A new poll taken by the Pew Research Center has shown growing distrust between Smart Phones and the people who use them. Among the 10,000 users surveyed, 7,843 (more than 78%) said that they trust their phone less than half of the time, often checking and rechecking text messages before sending them. Interestingly, among the 5,000 Smart Phones polled, 4,300 placed the blame on 'operator error.' What explains the wide variance in feeling among technology and their handlers? I talked to research analyst David Allen Smith to find an answer.
"What we have is a typical 'he said, she said' scenario. Neither party is willing to take the blame and each feels the other is at fault," Smith explained. "Somewhere along the way, Americans have developed their own jargons and dialects on SMS, and it's hard for even the newest cell phones to keep up. You have to understand, most Smart Phones were raised in areas where proper speech and good grammar were highly esteemed."
It would appear that the situation at hand is a classic American story: newcomers in a foreign land often take several generations to feel like a true part of their community. But isn't that what America is known for, the melting pot and largest consumer electronic market in the world? Why then, is the culture clash having such an aggravating effect on the mobile phone community? I interviewed some locals for their opinions.
"I paid $400 dollars for my phone. My laptop doesn't choose when to give me internet access; my stereo doesn't decide what stations I will listen to. Why shouldn't I expect my phone to have my back?" asked one consumer.
"People think that because I have the largest screen and thinnest frame that I'm perfect, that I'll never make a mistake," continues one Samsung (Model number asked to be withdrawn). "Just because I cost two weeks paychecks and you had to pay an upgrade fee does not mean I can walk on water. I'm allowed to make mistakes too, ya know."
"I was texting my buddy Chuck, asking him if he wanted to come over for the game. I hit send and a minute later he asks me what I meant by 'comedy' over for the game. I was so embarrassed I couldn't even look at my phone for the rest of the night," says one man inside a Best Buy, threatening to buy a newer model.

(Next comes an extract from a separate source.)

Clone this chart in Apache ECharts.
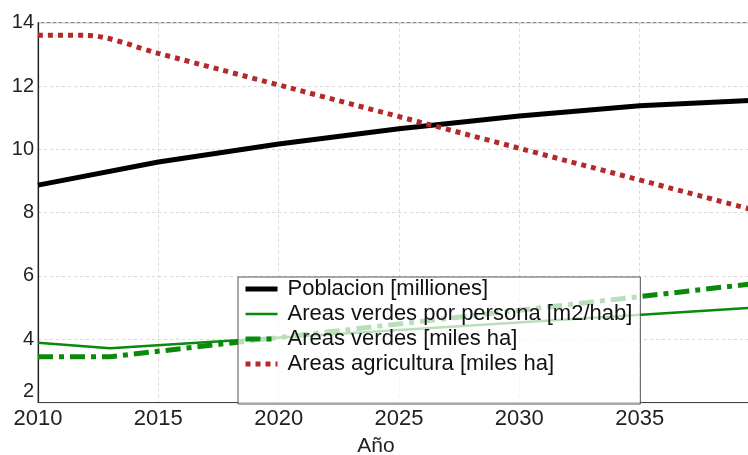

I had the chance to talk to the man's Windows 925, who had this to say in his defense: "What he didn't tell you is that he was on his third beer when he text Chuck. He typed "do u wanna xomed over for da game?" How am I supposed to translate that into something intelligible? I took a guess and went with comedy, seeing as he had pushed an extra button. And for the record, he looked at me several times throughout the game to check the time."
Perhaps in the years to come, newer generations of Smart Phones will get the formula right, taking into consideration the context a misspelled word is used in. In the meantime, it isn't unreasonable for the phones to ask users to brush up on their spelling and read over their message before hitting send.